Magyarabs

Regions with significant populations
- Egypt and Sudan: 7,000

Languages
- Arabic (Egyptian Arabic and Sudanese Arabic), English formerly Hungarian

Religion
- Sunni Islam

Related ethnic groups
- Other Hungarians

= Magyarab people =

Hungarian subgroup in Egypt and Sudan

The Magyarabs are a small Hungarian subgroup living within Nubia, along the Nile in Egypt and Sudan. They descend from Hungarians (Magyars) who intermarried with locals, and are believed to date back to the late 16th century, when Hungary and Egypt were part of the Ottoman Empire.

== Name ==
The name "Magyarab" is not a portmanteau of the words "Magyar" and "Arab", as is commonly assumed. Rather, it is a concatenation of "Magyar" (Hungarian) and "Ab", which in Nubian means simply "tribe". Magyarab combined thus translates to "Tribe of the Magyars".

== History ==
According to legend, Hungarians who had only recently been brought under the control of the Ottoman Empire formed a part of the Ottoman army that was fighting in southern Egypt. Supposedly, a portion or the entirety of the fighting unit remained there and intermarried with the local Nubian women.

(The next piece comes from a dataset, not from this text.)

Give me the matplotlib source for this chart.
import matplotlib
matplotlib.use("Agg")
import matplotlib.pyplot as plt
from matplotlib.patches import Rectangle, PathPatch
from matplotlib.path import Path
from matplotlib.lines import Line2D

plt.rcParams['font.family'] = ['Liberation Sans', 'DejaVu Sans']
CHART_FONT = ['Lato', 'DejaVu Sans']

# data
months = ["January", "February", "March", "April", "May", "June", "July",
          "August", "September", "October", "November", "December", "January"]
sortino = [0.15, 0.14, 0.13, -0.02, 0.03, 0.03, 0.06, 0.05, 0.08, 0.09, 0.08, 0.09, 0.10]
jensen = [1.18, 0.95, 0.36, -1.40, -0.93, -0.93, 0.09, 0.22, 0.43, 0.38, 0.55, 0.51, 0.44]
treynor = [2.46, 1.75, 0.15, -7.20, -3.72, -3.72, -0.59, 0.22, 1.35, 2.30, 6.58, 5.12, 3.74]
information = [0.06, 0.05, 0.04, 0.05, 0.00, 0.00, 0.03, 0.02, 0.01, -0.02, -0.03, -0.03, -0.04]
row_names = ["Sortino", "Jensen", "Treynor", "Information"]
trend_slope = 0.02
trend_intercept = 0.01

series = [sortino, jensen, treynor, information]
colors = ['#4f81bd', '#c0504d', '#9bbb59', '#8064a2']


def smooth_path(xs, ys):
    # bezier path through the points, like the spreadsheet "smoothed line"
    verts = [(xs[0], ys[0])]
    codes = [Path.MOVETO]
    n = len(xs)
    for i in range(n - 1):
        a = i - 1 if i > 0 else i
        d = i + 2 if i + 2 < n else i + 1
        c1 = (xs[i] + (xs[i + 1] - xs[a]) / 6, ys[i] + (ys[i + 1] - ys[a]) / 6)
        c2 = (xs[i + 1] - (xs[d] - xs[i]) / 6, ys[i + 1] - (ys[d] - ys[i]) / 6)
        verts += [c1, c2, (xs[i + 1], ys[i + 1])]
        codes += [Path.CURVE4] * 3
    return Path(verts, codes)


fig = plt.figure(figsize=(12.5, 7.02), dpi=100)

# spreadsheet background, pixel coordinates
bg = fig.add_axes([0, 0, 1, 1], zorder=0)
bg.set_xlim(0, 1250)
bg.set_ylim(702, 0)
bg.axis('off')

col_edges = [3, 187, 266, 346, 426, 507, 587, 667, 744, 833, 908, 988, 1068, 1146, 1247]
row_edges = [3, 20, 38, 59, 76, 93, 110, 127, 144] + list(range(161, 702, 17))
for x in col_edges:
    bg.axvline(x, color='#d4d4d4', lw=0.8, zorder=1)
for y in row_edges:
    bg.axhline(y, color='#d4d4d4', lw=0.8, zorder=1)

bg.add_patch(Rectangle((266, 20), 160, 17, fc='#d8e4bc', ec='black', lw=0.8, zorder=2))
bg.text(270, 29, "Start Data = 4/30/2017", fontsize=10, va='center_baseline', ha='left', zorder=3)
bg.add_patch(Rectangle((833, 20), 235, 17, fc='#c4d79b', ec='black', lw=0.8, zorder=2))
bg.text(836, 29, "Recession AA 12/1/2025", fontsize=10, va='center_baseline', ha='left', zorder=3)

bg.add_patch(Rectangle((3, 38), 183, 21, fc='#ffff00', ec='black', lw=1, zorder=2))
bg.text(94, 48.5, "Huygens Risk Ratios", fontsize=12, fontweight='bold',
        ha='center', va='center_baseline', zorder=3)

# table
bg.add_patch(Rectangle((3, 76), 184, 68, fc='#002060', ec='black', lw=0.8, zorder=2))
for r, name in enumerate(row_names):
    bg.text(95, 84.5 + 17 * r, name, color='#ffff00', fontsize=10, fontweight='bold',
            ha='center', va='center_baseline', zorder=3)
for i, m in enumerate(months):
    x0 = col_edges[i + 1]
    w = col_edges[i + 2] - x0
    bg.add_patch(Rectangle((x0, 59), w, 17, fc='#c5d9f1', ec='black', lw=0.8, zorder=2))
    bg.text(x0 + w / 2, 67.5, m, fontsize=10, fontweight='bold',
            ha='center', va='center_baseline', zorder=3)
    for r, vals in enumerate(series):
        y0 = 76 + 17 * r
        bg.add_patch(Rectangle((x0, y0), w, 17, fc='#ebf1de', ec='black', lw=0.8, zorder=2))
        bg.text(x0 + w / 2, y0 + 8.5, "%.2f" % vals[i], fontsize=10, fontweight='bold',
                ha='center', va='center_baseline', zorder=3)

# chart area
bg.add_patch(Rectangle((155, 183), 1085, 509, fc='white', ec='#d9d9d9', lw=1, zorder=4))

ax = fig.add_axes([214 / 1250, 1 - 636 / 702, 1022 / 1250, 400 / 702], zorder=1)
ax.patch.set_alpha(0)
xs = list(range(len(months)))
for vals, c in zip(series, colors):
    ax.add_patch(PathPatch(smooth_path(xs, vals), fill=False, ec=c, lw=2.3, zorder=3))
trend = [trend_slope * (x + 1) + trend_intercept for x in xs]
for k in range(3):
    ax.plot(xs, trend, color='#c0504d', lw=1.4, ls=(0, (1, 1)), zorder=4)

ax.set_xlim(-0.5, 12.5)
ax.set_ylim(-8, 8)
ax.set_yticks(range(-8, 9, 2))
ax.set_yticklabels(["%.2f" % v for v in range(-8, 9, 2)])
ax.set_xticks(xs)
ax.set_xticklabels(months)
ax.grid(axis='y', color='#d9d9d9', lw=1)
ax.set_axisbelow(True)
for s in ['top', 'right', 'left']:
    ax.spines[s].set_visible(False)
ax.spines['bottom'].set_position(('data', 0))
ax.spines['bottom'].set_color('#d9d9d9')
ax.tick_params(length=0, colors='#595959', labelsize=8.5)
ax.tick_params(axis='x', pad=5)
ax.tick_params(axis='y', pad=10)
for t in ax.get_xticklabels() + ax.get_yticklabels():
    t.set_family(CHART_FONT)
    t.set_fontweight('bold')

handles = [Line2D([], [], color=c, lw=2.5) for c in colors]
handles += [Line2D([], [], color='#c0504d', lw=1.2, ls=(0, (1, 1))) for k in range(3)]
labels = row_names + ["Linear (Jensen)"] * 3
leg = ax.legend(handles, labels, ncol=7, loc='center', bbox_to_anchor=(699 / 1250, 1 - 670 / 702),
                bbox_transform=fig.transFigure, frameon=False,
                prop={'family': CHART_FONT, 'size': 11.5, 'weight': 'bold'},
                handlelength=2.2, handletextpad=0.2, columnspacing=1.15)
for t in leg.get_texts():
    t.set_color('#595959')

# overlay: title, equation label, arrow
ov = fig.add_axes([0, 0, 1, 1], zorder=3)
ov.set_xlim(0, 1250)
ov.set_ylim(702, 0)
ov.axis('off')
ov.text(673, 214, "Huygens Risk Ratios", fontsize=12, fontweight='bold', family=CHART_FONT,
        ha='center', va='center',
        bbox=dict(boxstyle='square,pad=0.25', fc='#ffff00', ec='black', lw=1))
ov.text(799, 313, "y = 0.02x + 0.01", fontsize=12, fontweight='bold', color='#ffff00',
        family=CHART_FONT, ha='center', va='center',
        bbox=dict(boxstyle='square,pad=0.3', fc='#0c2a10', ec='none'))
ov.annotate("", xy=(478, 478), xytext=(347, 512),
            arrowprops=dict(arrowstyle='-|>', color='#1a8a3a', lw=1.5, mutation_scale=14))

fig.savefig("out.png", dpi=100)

According to local Magyarabs, their ancestor was Ibrahim el-Magyar, a general who came from Buda (present-day Budapest) in 1517. He married a local Nubian woman; together, they had a son called Ali. Ali had five sons (Selami, Mustafa, Djelal Eddin, Musa and Iksa), and Ali's five sons were the ancestor of all Magyarabs. Magyarabs have been members of the World Federation of Hungarians (Magyarok Világszövetsége) since 1992 and still consider themselves as Hungarians.

They were not discovered by Europeans until 1935, when László Almásy, who was himself Hungarian, and his co-worker, the German engineer and explorer Hansjoachim von der Esch, happened upon the tribe in the region of Nubia. Representatives of the tribes later attempted to make contact with Hungarian officials but failed to do so because of the outbreak of World War II.

These people now have a mixed-race appearance because the intermarriage with the local Nubian population, and they do not speak Hungarian. Around 1934, however, Esch, who spent several weeks with the population of the Magyarab island at Wadi Halfa, put together a list of non-Arabic words that were used only on that island and, according to him, were recognized by Almásy as similar to Hungarian words. His notes showed that all Magyarab in Wadi Halfa were convinced that their ancestors came from "Nemsa" (the Arabic word for Austria), which might refer to any region of Austria-Hungary. He was told by the leader of the Magyarab island village that their ancestors had arrived in Egypt/Sudan as a group of "Austrian" soldiers, led by a man called Shenghal Sendjer, which Esch assumed to have been originally General Sendjer or Senger.

== Magyarab communities ==
Magyarabs live along the Nile, in Sudan around Wadi Halfa, in Egypt around Aswan in the villages of and about 400 Magyarabs live in Cairo.